Spence touched on this concept at the end of an interview with The World’s Lisa Mullins, saying, "The way that kids will shock us in the future is by saying 'I'm going to take my natural eye out and put a better one in, even if I don’t need to.' And they can say, 'you did it, grandpa.'"
Instead, I will argue that this could open up a new realm of photojournalism. To be able to photograph surreptitiously would be amazing. Many moments are lost as a result of being spotted, which is why some opt to use small rangefinder cameras instead of bulkier SLRs. Photojournalists will also sometimes shoot from the hip in order to avoid being noticed in the act of photographing.
One trick I often use when I’m spotted by someone I’m photographing is to hold my camera where I wanted, but moving away from the eyepiece and looking off in random directions. Usually the person loses interest in me and goes back to doing whatever it was I had found pertinent to telling the story and I press the shutter without looking through the viewfinder.

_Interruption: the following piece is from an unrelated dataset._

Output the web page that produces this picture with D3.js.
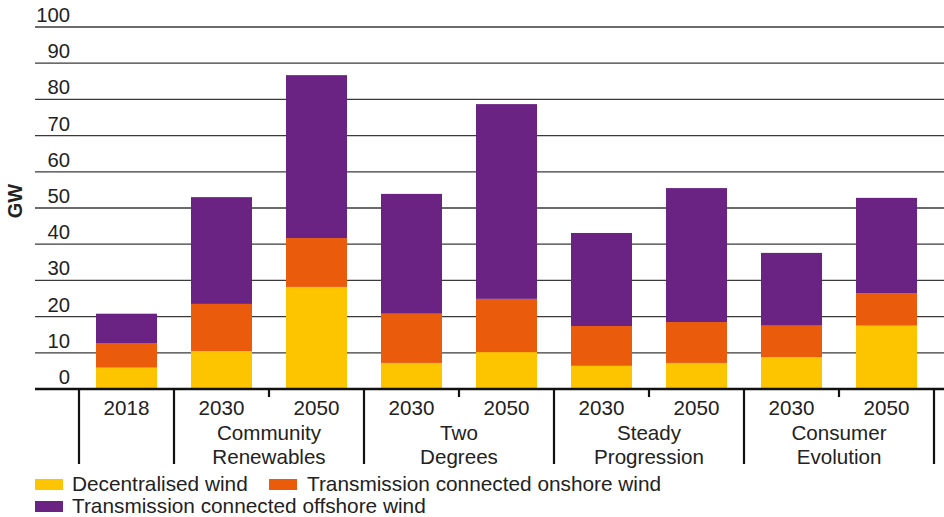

My photojournalism professor and mentor at the University of Oregon, Julianne Newton always argued that despite all the furor about photo manipulation, influencing the situation you are reporting on is even more egregious.
Your camera's presence generally does change the reality you are trying to represent, however. The best way around this is spending time with a subject, gaining trust and becoming, in essence, invisible. Unfortunately, this is rarely an option during the daily grind of working for a newspaper. Utilizing the eye camera ethically could eliminate subjects’ anxiety by not creating it in the first place.
The eye camera would have its disadvantages, however. Although crouching, laying down, reaching around (tee hee), climbing and the many other positions that photographers assuming while working the angles do sometimes raise eyebrows, imagine seeing somebody do all that without a camera in his or her hand. Overhead "Hail Mary" shots wouldn’t be possible without popping out your eye, which would figuratively pop a few around you, and you’d have to lose an eye to begin with.
Negatives aside, the concept is still endlessly intriguing. True, it could be used for evil, but that can be said for just about any advancement in technology. Remember when cell phone cameras could be set to shoot silently? It only took a handful of perverts to change that. Fears and ethical dilemmas aside, we’re already well on our way down the path toward a world with cyborgs.
And while fanboys will drool over the prospect of hot robochicks and spooks will scheme about spy surveillance, I'll be dreaming of the day when I won't get spotted making photos ever again.